Journalists covering jail suicides
Some of our participants have produced work that has changed the way jails monitor at-risk prisoners. Oregon Public Broadcasting’s KUOW produced an investigation, “Booked and Buried,” that found 306 people died in the last 10 years after being sent to local jails. Half of the deaths involved suicide and 70 percent of the deaths involved people who, like Epstein, were not yet convicted of a crime. The “vast majority” of the deaths occurred within the first two weeks of the person being sent to jail.
The KUOW journalists had to go county by county to gather the data because the state didn’t collect it.
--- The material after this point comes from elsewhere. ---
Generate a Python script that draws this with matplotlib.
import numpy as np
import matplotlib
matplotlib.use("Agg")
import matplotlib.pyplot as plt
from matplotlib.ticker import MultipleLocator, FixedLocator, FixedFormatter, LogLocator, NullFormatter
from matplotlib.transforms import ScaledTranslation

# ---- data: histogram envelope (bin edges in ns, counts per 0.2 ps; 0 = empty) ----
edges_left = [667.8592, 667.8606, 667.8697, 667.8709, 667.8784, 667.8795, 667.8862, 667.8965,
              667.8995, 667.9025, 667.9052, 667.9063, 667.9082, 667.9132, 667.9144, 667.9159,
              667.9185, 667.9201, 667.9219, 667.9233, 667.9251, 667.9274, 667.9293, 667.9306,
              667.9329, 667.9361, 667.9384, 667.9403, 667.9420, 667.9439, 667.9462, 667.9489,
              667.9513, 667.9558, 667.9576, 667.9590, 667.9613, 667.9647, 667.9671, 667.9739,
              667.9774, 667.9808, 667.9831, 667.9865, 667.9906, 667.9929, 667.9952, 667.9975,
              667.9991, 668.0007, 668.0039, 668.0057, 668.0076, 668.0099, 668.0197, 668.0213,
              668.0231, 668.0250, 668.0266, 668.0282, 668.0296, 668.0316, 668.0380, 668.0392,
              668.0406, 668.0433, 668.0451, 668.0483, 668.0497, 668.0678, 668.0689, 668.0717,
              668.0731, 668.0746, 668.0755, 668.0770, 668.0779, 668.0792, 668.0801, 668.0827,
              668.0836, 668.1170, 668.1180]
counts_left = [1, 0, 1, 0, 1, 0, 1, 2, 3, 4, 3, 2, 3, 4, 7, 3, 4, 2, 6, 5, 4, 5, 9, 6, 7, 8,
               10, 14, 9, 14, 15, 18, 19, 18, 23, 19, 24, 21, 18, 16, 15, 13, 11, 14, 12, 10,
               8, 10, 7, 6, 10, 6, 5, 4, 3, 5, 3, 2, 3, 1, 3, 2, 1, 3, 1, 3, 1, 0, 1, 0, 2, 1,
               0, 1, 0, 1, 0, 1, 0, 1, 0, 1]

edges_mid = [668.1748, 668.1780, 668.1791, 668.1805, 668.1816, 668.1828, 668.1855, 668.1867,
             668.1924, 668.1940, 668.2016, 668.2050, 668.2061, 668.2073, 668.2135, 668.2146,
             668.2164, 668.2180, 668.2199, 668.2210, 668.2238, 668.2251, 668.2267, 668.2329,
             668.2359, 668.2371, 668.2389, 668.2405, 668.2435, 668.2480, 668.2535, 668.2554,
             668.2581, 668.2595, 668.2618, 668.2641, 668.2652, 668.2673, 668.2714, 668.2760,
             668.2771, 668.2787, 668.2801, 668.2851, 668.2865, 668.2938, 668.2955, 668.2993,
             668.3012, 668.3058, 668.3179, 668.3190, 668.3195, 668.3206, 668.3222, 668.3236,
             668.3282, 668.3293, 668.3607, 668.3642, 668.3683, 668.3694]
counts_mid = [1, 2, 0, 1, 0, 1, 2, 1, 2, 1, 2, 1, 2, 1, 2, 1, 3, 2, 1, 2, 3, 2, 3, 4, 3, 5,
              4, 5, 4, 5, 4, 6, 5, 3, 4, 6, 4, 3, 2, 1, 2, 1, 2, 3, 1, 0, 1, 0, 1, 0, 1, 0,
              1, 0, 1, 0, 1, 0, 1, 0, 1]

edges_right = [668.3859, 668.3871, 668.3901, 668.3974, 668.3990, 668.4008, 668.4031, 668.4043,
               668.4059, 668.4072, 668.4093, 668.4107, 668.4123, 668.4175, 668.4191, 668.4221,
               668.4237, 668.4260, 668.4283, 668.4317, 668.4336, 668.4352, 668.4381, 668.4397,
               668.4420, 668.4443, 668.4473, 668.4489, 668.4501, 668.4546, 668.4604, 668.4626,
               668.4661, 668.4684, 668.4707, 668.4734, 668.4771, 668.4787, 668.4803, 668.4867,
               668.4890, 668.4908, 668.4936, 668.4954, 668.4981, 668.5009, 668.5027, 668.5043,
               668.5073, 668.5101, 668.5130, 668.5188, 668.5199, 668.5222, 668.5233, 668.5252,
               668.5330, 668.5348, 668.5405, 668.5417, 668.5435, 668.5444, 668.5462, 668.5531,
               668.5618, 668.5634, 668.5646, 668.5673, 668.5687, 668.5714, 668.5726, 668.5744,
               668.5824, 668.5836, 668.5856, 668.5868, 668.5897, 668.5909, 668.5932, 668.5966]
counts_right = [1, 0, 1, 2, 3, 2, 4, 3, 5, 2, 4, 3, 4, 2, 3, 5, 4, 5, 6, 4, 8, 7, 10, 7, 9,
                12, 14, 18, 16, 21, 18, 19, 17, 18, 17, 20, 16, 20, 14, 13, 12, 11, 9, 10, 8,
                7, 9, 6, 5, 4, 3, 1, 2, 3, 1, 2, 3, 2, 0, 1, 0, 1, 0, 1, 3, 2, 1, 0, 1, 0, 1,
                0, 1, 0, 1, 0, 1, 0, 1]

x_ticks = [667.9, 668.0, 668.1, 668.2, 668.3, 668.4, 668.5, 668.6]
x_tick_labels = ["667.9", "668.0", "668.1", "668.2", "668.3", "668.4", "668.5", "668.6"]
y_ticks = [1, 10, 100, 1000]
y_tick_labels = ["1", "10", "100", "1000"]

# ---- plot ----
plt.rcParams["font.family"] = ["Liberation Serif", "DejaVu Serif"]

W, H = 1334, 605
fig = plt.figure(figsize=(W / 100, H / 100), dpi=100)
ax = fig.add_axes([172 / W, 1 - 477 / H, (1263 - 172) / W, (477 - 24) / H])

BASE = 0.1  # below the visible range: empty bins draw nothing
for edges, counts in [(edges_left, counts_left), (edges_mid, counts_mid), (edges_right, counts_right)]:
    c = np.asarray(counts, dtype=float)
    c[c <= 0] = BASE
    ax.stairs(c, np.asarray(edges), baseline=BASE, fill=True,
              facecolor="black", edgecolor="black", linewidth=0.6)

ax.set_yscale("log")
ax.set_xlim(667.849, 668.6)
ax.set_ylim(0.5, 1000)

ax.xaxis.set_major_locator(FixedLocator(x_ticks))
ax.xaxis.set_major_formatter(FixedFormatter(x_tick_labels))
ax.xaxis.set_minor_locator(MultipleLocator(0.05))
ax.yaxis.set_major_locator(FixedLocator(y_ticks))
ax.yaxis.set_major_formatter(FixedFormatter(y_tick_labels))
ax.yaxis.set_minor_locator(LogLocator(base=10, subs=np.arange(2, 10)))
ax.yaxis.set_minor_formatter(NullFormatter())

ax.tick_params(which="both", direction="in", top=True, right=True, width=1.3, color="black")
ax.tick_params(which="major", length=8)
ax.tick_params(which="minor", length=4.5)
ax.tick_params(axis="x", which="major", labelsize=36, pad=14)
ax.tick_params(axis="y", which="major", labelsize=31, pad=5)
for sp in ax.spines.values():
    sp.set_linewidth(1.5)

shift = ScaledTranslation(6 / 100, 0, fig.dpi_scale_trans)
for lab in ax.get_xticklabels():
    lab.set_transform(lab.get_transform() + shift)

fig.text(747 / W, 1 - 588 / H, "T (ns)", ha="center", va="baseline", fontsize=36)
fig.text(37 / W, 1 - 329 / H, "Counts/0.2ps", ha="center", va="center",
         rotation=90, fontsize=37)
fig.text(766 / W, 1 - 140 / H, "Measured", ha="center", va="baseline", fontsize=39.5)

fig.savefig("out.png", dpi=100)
The reporting changed state law and now the state does require counties to turn over the jail death data along with information about prisoner physical health and mental health.
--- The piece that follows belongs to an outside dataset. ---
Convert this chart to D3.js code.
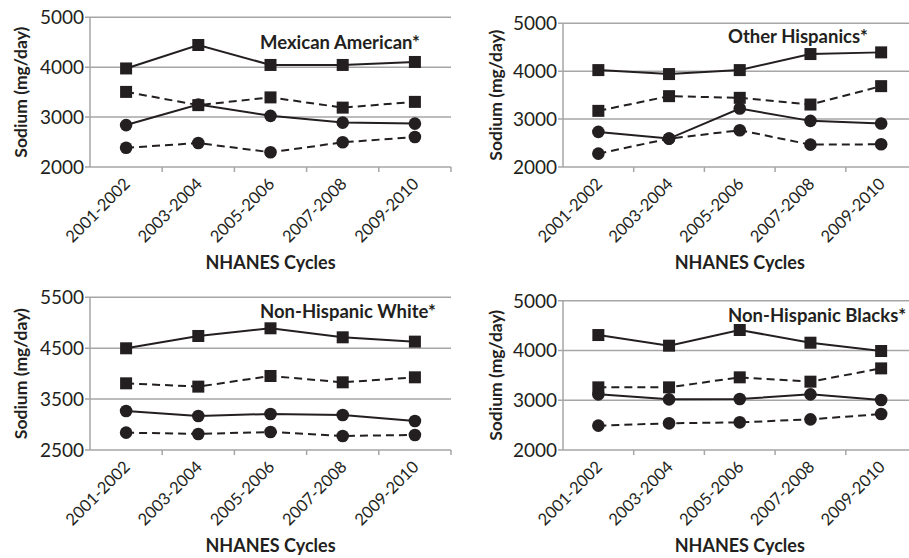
<!DOCTYPE html>
<html><head><meta charset="utf-8">
<script src="https://cdn.jsdelivr.net/npm/d3@7"></script>
<style>body{margin:0;background:#fff} svg{display:block}</style>
</head><body><svg id="c" width="909" height="558"></svg>
<script>
// ---- data ----
const cycles = ["2001-2002","2003-2004","2005-2006","2007-2008","2009-2010"];

const yTicksA = [2000,3000,4000,5000];
const yTicksWhite = [2500,3500,4500,5500];

const mexSolidSquare  = [3975,4445,4045,4045,4105];
const mexDashedSquare = [3505,3240,3395,3190,3305];
const mexSolidCircle  = [2840,3250,3025,2890,2870];
const mexDashedCircle = [2385,2480,2295,2495,2600];

const othSolidSquare  = [4023,3940,4023,4358,4393];
const othDashedSquare = [3172,3479,3444,3304,3688];
const othSolidCircle  = [2733,2593,3221,2963,2907];
const othDashedCircle = [2279,2593,2767,2467,2474];

const whtSolidSquare  = [4498,4740,4891,4714,4629];
const whtDashedSquare = [3810,3745,3954,3830,3928];
const whtSolidCircle  = [3267,3169,3208,3188,3070];
const whtDashedCircle = [2841,2815,2854,2776,2795];

const blkSolidSquare  = [4310,4096,4411,4156,3989];
const blkDashedSquare = [3259,3259,3460,3373,3640];
const blkSolidCircle  = [3118,3018,3025,3118,3004];
const blkDashedCircle = [2489,2536,2556,2616,2723];

// ---- layout ----
const panels = [
  {title:"Mexican American*", ticks:yTicksA, x0:90, x1:451, y0:17.3, y1:167, tx:260, ty:49, ytx:21,
   series:[mexSolidSquare,mexDashedSquare,mexSolidCircle,mexDashedCircle]},
  {title:"Other Hispanics*", ticks:yTicksA, x0:563, x1:916.5, y0:23.3, y1:167, tx:728, ty:43, ytx:496,
   series:[othSolidSquare,othDashedSquare,othSolidCircle,othDashedCircle]},
  {title:"Non-Hispanic White*", ticks:yTicksWhite, x0:90, x1:451, y0:297.3, y1:450, tx:260, ty:318, ytx:21,
   series:[whtSolidSquare,whtDashedSquare,whtSolidCircle,whtDashedCircle]},
  {title:"Non-Hispanic Blacks*", ticks:yTicksA, x0:563, x1:916.5, y0:300.7, y1:450, tx:728, ty:322, ytx:496,
   series:[blkSolidSquare,blkDashedSquare,blkSolidCircle,blkDashedCircle]}
];
const styles = [
  {dash:null, shape:"square"},
  {dash:"8,5", shape:"square"},
  {dash:null, shape:"circle"},
  {dash:"8,5", shape:"circle"}
];
const ink = "#231f20", grid = "#a6a6a6";
const svg = d3.select("#c");
const font = "Lato, 'Open Sans', sans-serif";

panels.forEach(p => {
  const g = svg.append("g");
  const x = d3.scaleBand().domain(cycles).range([p.x0, p.x1]);
  const y = d3.scaleLinear().domain([p.ticks[0], p.ticks[p.ticks.length-1]]).range([p.y1, p.y0]);
  const cx = c => x(c) + x.bandwidth()/2;

  // gridlines
  g.selectAll(".grid").data(p.ticks.slice(1)).join("line")
    .attr("x1", p.x0 - 5).attr("x2", p.x1).attr("y1", d => y(d)).attr("y2", d => y(d))
    .attr("stroke", grid).attr("stroke-width", 1.5);
  // y axis
  g.append("line").attr("x1", p.x0).attr("x2", p.x0).attr("y1", y(p.ticks[p.ticks.length-1])).attr("y2", p.y1)
    .attr("stroke", grid).attr("stroke-width", 1.5);
  // x axis
  g.append("line").attr("x1", p.x0 - 5).attr("x2", p.x1).attr("y1", p.y1).attr("y2", p.y1)
    .attr("stroke", grid).attr("stroke-width", 1.5);
  const bounds = cycles.map(c => x(c)).concat([p.x1]).slice(1);
  g.selectAll(".xt").data(bounds).join("line")
    .attr("x1", d => d).attr("x2", d => d).attr("y1", p.y1).attr("y2", p.y1 + 5)
    .attr("stroke", grid).attr("stroke-width", 1.5);

  // y tick labels
  g.selectAll(".yl").data(p.ticks).join("text")
    .attr("x", p.x0 - 6).attr("y", d => y(d)).attr("dy", "0.36em")
    .attr("text-anchor", "end").attr("font-family", font).attr("font-size", 19)
    .attr("fill", ink).text(d => d);
  // x tick labels
  g.selectAll(".xl").data(cycles).join("text")
    .attr("transform", d => `translate(${cx(d)+5},${p.y1+18}) rotate(-45)`)
    .attr("text-anchor", "end").attr("font-family", font).attr("font-size", 16.5)
    .attr("fill", ink).text(d => d);

  // axis titles
  g.append("text").attr("transform", `translate(${p.ytx + 6},${(p.y0 + p.y1)/2}) rotate(-90)`)
    .attr("text-anchor", "middle").attr("font-family", font).attr("font-weight", "bold")
    .attr("font-size", 17.5).attr("fill", ink).text("Sodium (mg/day)");
  g.append("text").attr("x", (p.x0 + p.x1)/2).attr("y", p.y1 + 102)
    .attr("text-anchor", "middle").attr("font-family", font).attr("font-weight", "bold")
    .attr("font-size", 18).attr("fill", ink).text("NHANES Cycles");
  // panel title
  g.append("text").attr("x", p.tx).attr("y", p.ty)
    .attr("font-family", font).attr("font-weight", "bold")
    .attr("font-size", 18.5).attr("fill", ink).text(p.title);

  // series
  const line = d3.line().x((d,i) => cx(cycles[i])).y(d => y(d));
  p.series.forEach((vals, si) => {
    const st = styles[si];
    g.append("path").attr("d", line(vals)).attr("fill", "none")
      .attr("stroke", ink).attr("stroke-width", 2)
      .attr("stroke-dasharray", st.dash);
    if (st.shape === "square") {
      g.selectAll(null).data(vals).join("rect")
        .attr("x", (d,i) => cx(cycles[i]) - 6).attr("y", d => y(d) - 6)
        .attr("width", 12).attr("height", 12).attr("fill", ink);
    } else {
      g.selectAll(null).data(vals).join("circle")
        .attr("cx", (d,i) => cx(cycles[i])).attr("cy", d => y(d)).attr("r", 6.3).attr("fill", ink);
    }
  });
});
</script></body></html>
Gari Harki, a reporter for the Virginian Pilot, has taught in some of our Covering Jails workshops after he reported on the unfolding crisis of mental illness and deaths in Virginia jails. Harki compiled a list of more than 404 people with mental illness who died in America’s jails since 2010. The newspaper built an interactive graphic of all of the deaths for readers to explore. The investigation found only eight out of 50 states could supply data about inmates who died and had some mental illness. (Texas, Utah, Montana, Indiana, Virginia, Rhode Island, Massachusetts and Vermont all supplied data.) With so little data, the 404 deaths that the project did uncover are certain to be a fraction of the real number.
Anjeanette Damon is one of the journalists behind the Reno Gazette’s “Death Behind Bars” investigation, and she also taught with us in a Covering Jails workshop. Her yearlong, award-winning investigation found the Washoe County, Nevada, jail had experienced a jail death rate that was five times the national average. Damon said the investigation began with a request to see 10 years worth of data on local jail deaths. She spoke with families of some of the people who died in jail. The paper went to court to get video of one of the deaths in question. Anjeanette reported, “At some point suicide prevention stopped due to staffing reductions.” After the Reno Gazette started asking questions, the county started the training again, but an independent audit called it “woefully inadequate.” County commissioners reacted to the coverage by requesting monthly reports from the sheriff who ran the jail and the county immediately began looking for a new contractor to oversee health issues in the jail.